**Material provided**

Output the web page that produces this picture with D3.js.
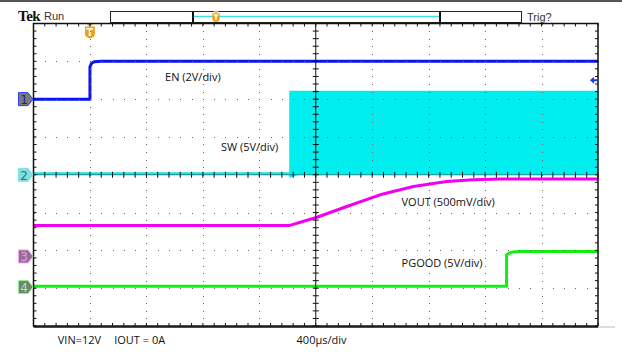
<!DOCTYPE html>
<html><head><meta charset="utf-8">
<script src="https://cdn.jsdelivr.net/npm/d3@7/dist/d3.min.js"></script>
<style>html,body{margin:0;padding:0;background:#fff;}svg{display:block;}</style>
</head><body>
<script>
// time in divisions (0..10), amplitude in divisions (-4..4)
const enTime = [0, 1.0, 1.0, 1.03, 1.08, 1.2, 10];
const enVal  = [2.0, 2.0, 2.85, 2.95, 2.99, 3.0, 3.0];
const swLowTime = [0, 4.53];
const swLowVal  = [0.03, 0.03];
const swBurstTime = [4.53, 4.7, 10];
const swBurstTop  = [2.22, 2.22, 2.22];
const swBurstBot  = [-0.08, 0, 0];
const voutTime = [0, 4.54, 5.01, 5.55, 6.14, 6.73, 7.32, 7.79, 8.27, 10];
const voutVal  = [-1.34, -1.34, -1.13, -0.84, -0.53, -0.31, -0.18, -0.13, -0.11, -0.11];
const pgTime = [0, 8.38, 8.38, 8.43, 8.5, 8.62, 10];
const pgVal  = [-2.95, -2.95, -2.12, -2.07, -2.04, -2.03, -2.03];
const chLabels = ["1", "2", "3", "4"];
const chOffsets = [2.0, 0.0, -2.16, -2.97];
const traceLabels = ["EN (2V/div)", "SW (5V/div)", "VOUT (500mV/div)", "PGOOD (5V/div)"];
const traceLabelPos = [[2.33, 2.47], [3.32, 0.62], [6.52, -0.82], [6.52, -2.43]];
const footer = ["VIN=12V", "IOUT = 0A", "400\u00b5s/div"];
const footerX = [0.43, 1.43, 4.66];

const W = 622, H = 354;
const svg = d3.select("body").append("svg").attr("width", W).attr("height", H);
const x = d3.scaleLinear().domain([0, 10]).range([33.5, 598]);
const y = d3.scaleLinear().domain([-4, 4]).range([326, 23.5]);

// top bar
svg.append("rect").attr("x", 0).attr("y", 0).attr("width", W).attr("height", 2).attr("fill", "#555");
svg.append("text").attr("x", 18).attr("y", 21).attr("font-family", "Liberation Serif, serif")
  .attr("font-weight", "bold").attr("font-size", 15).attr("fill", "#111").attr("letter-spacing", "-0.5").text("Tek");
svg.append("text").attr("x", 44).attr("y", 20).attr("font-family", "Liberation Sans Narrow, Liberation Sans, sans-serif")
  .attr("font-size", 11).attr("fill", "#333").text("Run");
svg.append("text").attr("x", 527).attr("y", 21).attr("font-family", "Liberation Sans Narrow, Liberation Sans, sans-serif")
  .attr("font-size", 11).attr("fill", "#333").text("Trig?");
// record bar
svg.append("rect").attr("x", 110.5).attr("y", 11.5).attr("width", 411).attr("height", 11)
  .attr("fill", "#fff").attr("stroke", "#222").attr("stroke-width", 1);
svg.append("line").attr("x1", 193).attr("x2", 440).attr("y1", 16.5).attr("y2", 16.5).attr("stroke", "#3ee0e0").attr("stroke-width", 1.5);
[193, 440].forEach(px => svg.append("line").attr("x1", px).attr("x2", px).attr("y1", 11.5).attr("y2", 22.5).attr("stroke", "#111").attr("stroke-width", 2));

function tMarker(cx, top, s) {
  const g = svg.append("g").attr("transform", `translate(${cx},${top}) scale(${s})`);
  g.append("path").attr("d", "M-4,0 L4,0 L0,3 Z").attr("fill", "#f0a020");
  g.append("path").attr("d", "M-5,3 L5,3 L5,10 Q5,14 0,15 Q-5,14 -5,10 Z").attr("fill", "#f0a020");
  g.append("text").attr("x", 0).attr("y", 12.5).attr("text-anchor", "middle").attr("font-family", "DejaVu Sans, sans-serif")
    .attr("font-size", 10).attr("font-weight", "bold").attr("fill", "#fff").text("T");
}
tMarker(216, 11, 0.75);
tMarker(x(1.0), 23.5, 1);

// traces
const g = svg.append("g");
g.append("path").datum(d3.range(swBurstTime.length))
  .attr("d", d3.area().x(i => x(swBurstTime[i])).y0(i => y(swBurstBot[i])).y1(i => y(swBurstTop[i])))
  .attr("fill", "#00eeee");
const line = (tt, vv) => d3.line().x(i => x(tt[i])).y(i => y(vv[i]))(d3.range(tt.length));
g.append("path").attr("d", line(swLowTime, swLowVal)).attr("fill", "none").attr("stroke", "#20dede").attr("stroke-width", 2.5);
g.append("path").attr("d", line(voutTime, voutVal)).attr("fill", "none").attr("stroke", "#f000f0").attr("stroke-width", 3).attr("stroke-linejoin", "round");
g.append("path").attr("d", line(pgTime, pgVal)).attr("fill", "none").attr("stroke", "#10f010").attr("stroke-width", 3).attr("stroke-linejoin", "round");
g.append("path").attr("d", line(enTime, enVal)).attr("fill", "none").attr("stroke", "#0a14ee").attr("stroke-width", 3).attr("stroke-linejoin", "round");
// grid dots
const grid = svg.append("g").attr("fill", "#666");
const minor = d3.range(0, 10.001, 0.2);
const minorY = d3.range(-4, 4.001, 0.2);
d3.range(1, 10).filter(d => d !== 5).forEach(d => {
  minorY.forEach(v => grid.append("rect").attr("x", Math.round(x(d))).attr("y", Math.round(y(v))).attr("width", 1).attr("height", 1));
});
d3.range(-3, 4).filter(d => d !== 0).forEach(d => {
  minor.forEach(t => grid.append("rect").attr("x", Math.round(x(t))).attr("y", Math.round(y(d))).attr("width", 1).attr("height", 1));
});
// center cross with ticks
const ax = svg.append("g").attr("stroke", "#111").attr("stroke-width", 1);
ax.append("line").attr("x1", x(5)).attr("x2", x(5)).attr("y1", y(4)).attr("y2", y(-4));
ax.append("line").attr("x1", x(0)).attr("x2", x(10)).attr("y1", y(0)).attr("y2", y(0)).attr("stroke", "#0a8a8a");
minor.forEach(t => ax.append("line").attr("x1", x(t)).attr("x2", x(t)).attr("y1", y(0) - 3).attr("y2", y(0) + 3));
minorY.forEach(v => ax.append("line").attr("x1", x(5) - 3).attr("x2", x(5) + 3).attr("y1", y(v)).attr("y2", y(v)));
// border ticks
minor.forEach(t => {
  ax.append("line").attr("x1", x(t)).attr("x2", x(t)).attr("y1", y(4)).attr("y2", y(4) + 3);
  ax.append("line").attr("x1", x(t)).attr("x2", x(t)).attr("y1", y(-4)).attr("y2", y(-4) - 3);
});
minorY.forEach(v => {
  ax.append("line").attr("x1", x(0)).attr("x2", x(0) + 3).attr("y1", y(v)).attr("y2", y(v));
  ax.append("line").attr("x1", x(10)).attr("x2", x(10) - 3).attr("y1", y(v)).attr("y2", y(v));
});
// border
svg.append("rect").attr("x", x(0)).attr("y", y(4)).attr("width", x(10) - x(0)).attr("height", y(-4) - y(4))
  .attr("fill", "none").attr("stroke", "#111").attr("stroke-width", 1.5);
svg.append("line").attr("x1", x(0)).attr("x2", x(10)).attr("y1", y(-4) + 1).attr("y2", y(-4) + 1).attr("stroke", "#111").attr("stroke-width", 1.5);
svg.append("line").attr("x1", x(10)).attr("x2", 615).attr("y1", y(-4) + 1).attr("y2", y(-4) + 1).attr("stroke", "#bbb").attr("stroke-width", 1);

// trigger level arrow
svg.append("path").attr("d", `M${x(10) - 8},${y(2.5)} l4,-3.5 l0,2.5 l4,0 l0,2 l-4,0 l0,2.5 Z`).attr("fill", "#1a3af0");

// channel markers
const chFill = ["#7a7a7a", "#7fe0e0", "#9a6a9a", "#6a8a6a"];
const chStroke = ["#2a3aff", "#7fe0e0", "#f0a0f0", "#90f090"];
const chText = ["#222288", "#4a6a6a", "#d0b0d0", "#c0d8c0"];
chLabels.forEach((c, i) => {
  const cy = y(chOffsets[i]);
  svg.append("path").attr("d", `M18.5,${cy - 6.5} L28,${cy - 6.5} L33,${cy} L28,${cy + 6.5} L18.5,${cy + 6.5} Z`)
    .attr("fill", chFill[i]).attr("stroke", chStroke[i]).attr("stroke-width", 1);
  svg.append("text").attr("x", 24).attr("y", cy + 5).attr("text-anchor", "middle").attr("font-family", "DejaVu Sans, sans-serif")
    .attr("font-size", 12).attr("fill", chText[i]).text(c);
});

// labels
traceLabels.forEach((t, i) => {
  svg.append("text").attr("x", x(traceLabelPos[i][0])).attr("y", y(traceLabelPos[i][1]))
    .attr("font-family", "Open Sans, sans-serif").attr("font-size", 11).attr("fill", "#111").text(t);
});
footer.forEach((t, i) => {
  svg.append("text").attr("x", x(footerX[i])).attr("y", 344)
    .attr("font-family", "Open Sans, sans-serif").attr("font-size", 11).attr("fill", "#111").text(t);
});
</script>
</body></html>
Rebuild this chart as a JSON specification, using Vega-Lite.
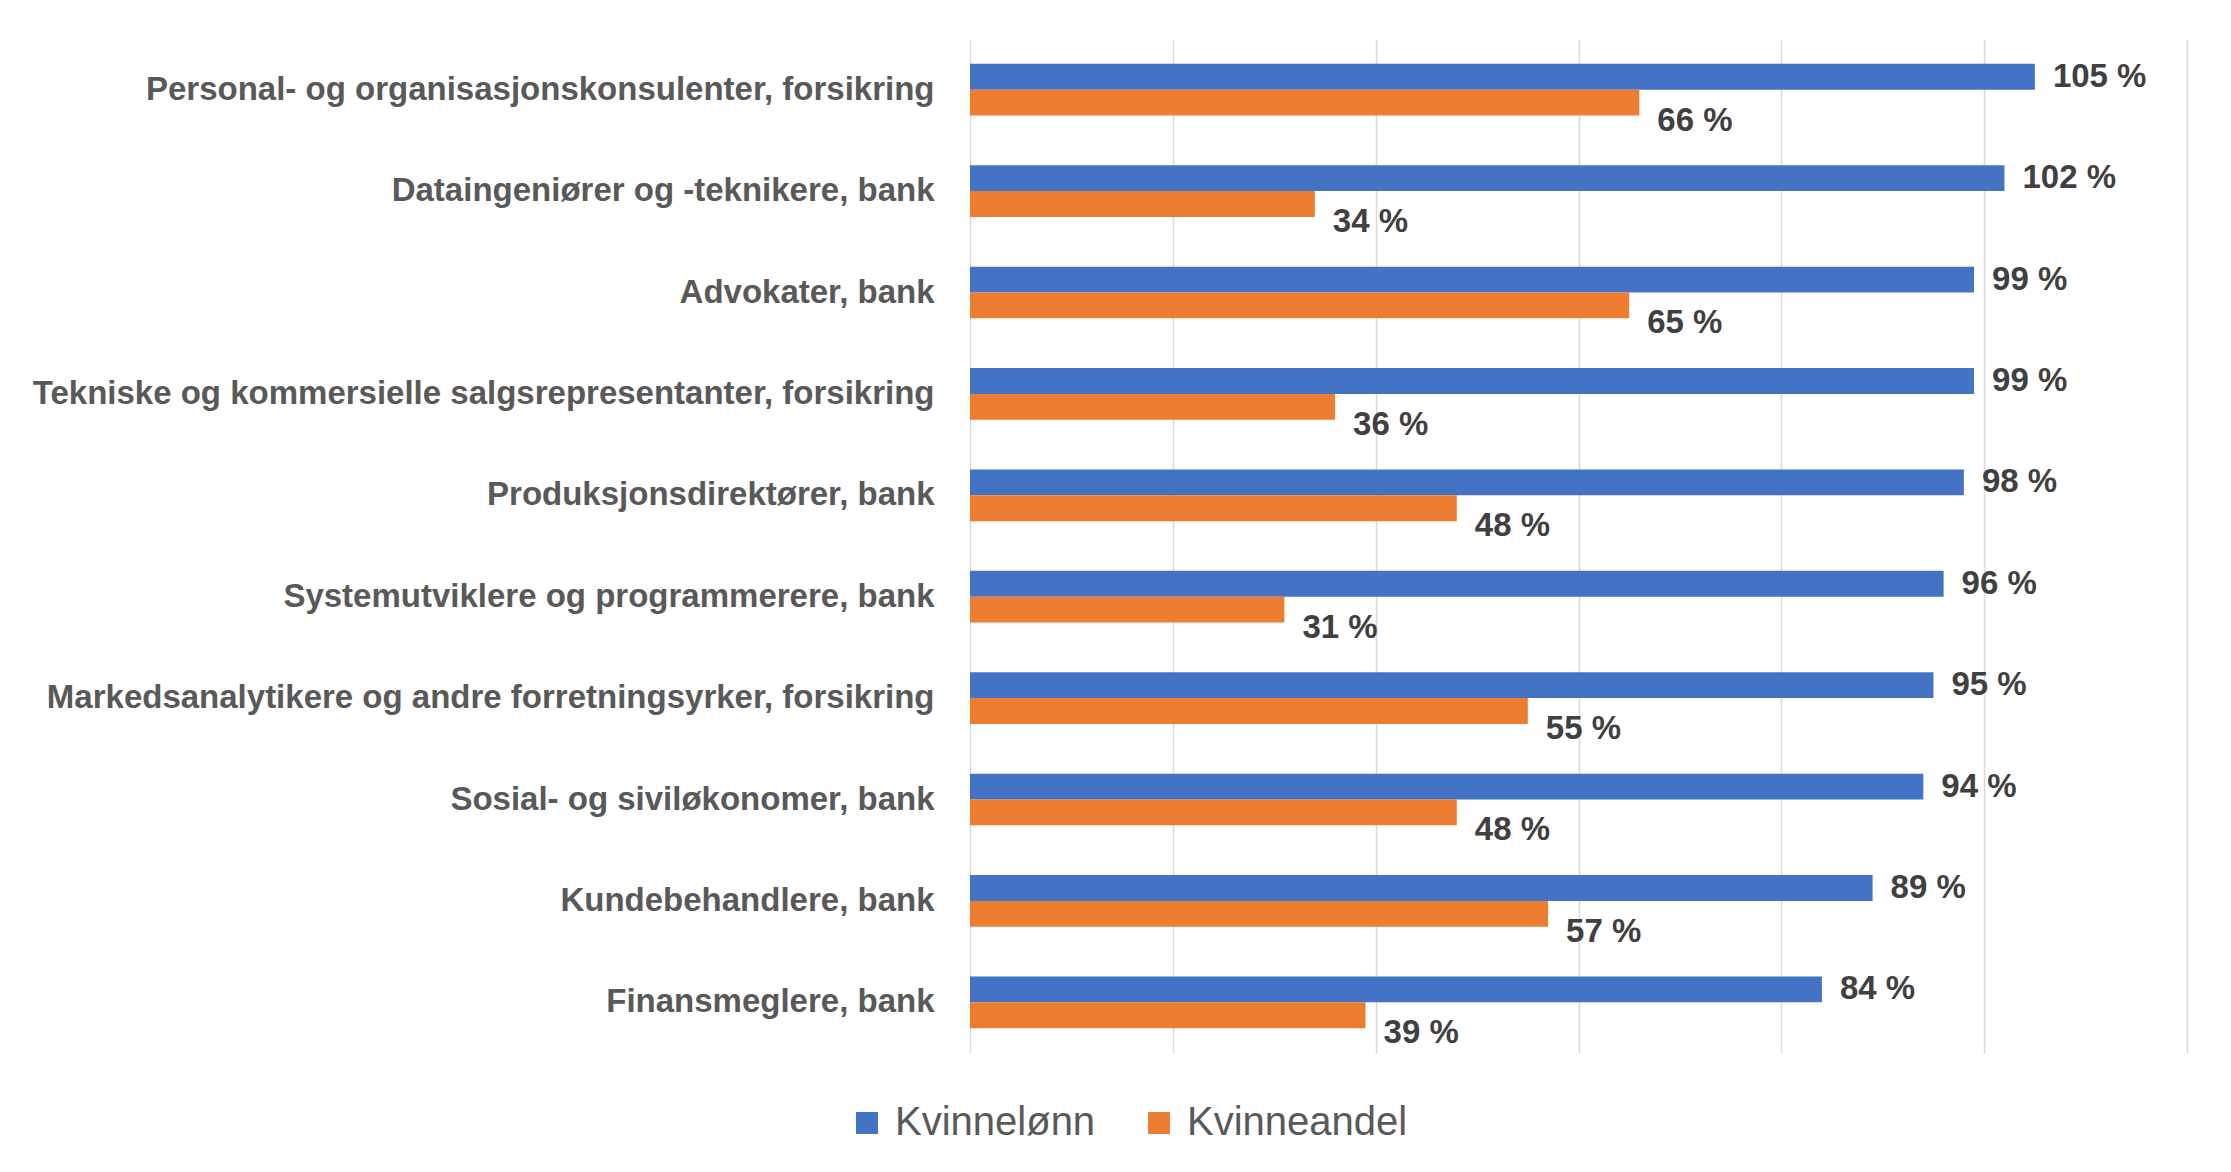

**Given request**
Using the records above, gather all lines where the string "this" is present.

**Solution to the exercise**
Output the web page that produces this picture with D3.js.
Rebuild this chart as a JSON specification, using Vega-Lite.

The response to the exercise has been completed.